I think there are two closely-related reasons. One is that
implementing a simple Lisp interpreter is not tremendously difficult.
The other is that there is the idea that Lisp is, at its core, a small
number of special operators and primitive functions. There really is a
tradition stretching back all the way to the very beginning that you
don't need to offer a whole lot to be a Lisp. There's a lot of room
between "a Lisp" and a complete implementation of Common Lisp, or a
mature implementation of Scheme, or a respectable new dialect like
Clojure.

Sure, you don't need much more than QUOTE, LAMBDA, CONS, CDR and CONS
to have a Lisp, but you need vastly more than that to have a Lisp
that's useful as anything more than a learning exercise.

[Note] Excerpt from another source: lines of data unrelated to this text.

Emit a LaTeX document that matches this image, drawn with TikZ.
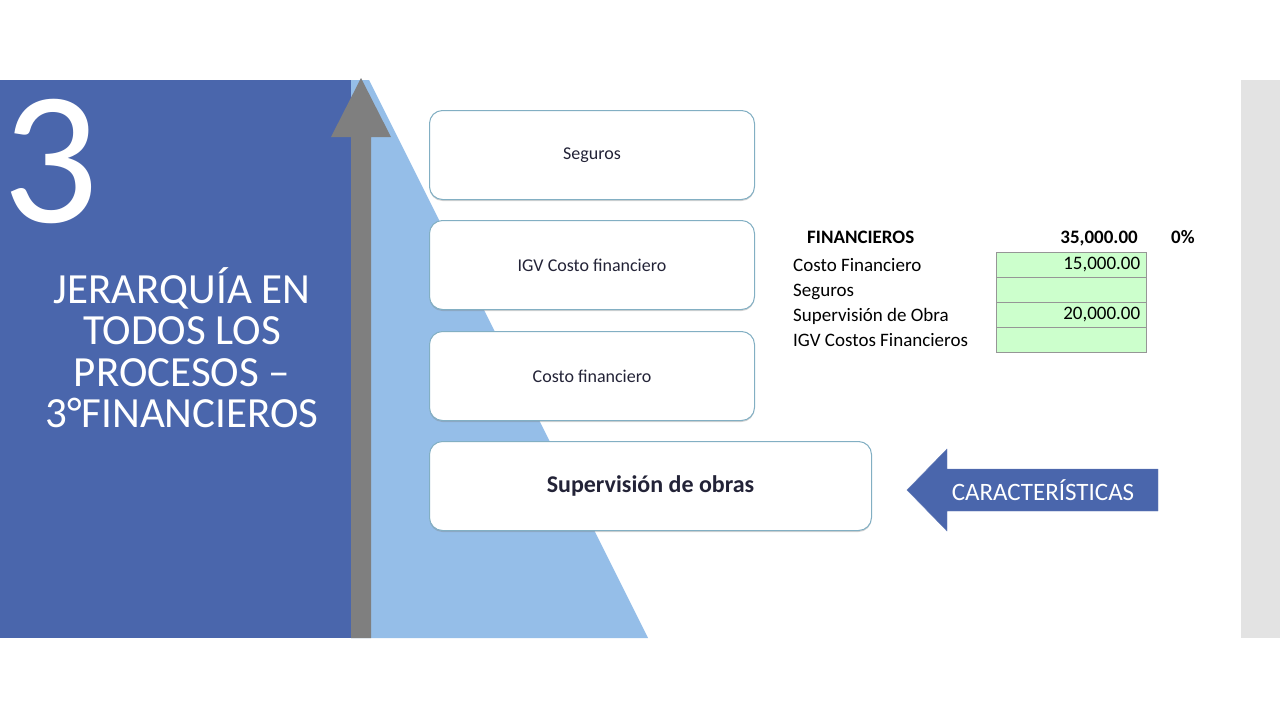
\documentclass[tikz,border=0pt]{standalone}
\usepackage{fontspec}
\setmainfont{Carlito}
\usetikzlibrary{positioning,shadows}
\definecolor{panelblue}{RGB}{74,102,172}
\definecolor{skyblue}{RGB}{149,190,232}
\definecolor{arrowgray}{RGB}{127,127,127}
\definecolor{sidegray}{RGB}{227,227,227}
\definecolor{boxline}{RGB}{130,175,195}
\definecolor{cellgreen}{RGB}{204,255,204}
\definecolor{cellline}{RGB}{150,150,150}
\definecolor{darktext}{RGB}{35,35,55}
\begin{document}
\begin{tikzpicture}[x=1pt,y=-1pt,
    level/.style={draw=boxline,fill=white,rounded corners=13pt,line width=1pt,minimum height=89pt,
      drop shadow={opacity=0.35,shadow xshift=0pt,shadow yshift=-1.5pt},text=darktext,font=\fontsize{18}{20}\selectfont},
    cell/.style={draw=cellline,fill=cellgreen,minimum height=25pt,text width=138pt,inner xsep=6pt,inner ysep=0pt,align=right,font=\fontsize{19}{20}\selectfont},
    lbl/.style={anchor=base west,inner sep=0pt,font=\fontsize{19}{20}\selectfont}]
  \useasboundingbox (0,0) rectangle (1280,720);
  % background shapes
  \fill[sidegray] (1241,80) rectangle (1280,638);
  \fill[panelblue] (0,80) rectangle (351,638);
  \fill[skyblue] (351,80) -- (369,80) -- (648,638) -- (351,638) -- cycle;
  \fill[arrowgray] (351,638) -- (351,137) -- (331,137) -- (361,78) -- (391,137) -- (371,137) -- (371,638) -- cycle;
  \node[anchor=base west,inner sep=0pt,text=white,font=\fontsize{190}{190}\selectfont] (num) at (2,222) {3};
  \node[anchor=north,inner sep=0pt,align=center,text=white,font=\fontsize{43}{41.5}\selectfont] (title) at (182,267)
    {JERARQUÍA EN\\TODOS LOS\\PROCESOS –\\3°FINANCIEROS};
  % levels
  \node[level,minimum width=325pt,anchor=north west] (seg) at (429,110) {Seguros};
  \node[level,minimum width=325pt,anchor=north west] (igv) at (429,220) {IGV Costo financiero};
  \node[level,minimum width=325pt,anchor=north west] (cost) at (429,331) {Costo financiero};
  \node[level,minimum width=442pt,anchor=north west,font=\fontsize{24}{26}\selectfont\bfseries] (sup) at (429,441) {Supervisión de obras};
  % table
  \node[anchor=base west,inner sep=0pt,font=\fontsize{19}{20}\selectfont\bfseries] (head) at (807,243) {FINANCIEROS};
  \node[anchor=base east,inner sep=0pt,font=\fontsize{19}{20}\selectfont\bfseries] (total) at (1138,243) {35,000.00};
  \node[anchor=base west,inner sep=0pt,font=\fontsize{19}{20}\selectfont\bfseries] (pct) at (1171,243) {0\%};
  \node[lbl] (l1) at (793,271) {Costo Financiero};
  \node[lbl] (l2) at (793,296) {Seguros};
  \node[lbl] (l3) at (793,321) {Supervisión de Obra};
  \node[lbl] (l4) at (793,346) {IGV Costos Financieros};
  \node[cell,anchor=north west] (c1) at (996,252) {15,000.00};
  \node[cell,anchor=north west] (c2) at (996,277) {};
  \node[cell,anchor=north west] (c3) at (996,302) {20,000.00};
  \node[cell,anchor=north west] (c4) at (996,327) {};
  % characteristics arrow
  \filldraw[fill=panelblue,draw=panelblue!85!white] (907,490) -- (947,449) -- (947,469) -- (1158,469) -- (1158,511) -- (947,511) -- (947,531) -- cycle;
  \node[text=white,font=\fontsize{25}{27}\selectfont] (feat) at (1043,490) {CARACTERÍSTICAS};
\end{tikzpicture}
\end{document}
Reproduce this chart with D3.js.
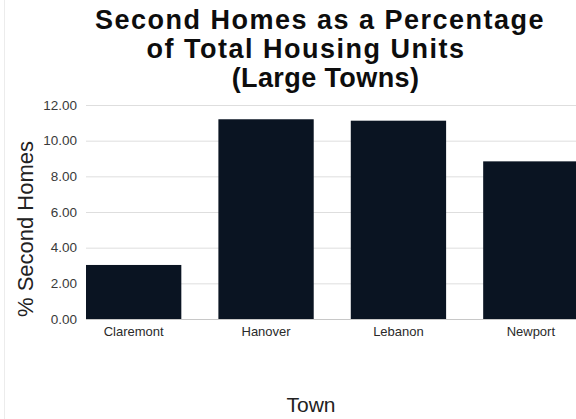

The really
pitiful thing about BEE Lisp is that it doesn't even meet that minimal
standard. But even if it did, it's foolishly ignoring the fact that
people have spent fifty years building on that initial simple core.

It's particularly disappointing because saying, "I would like to use
Lisp as a tool for using and experimenting with Windows DLLs in a
convenient and interactive way," is a perfectly reasonable desire, and
a great rationale for a Lisp project. But how on Earth do you get from
there to implementing a whole new Lisp from scratch?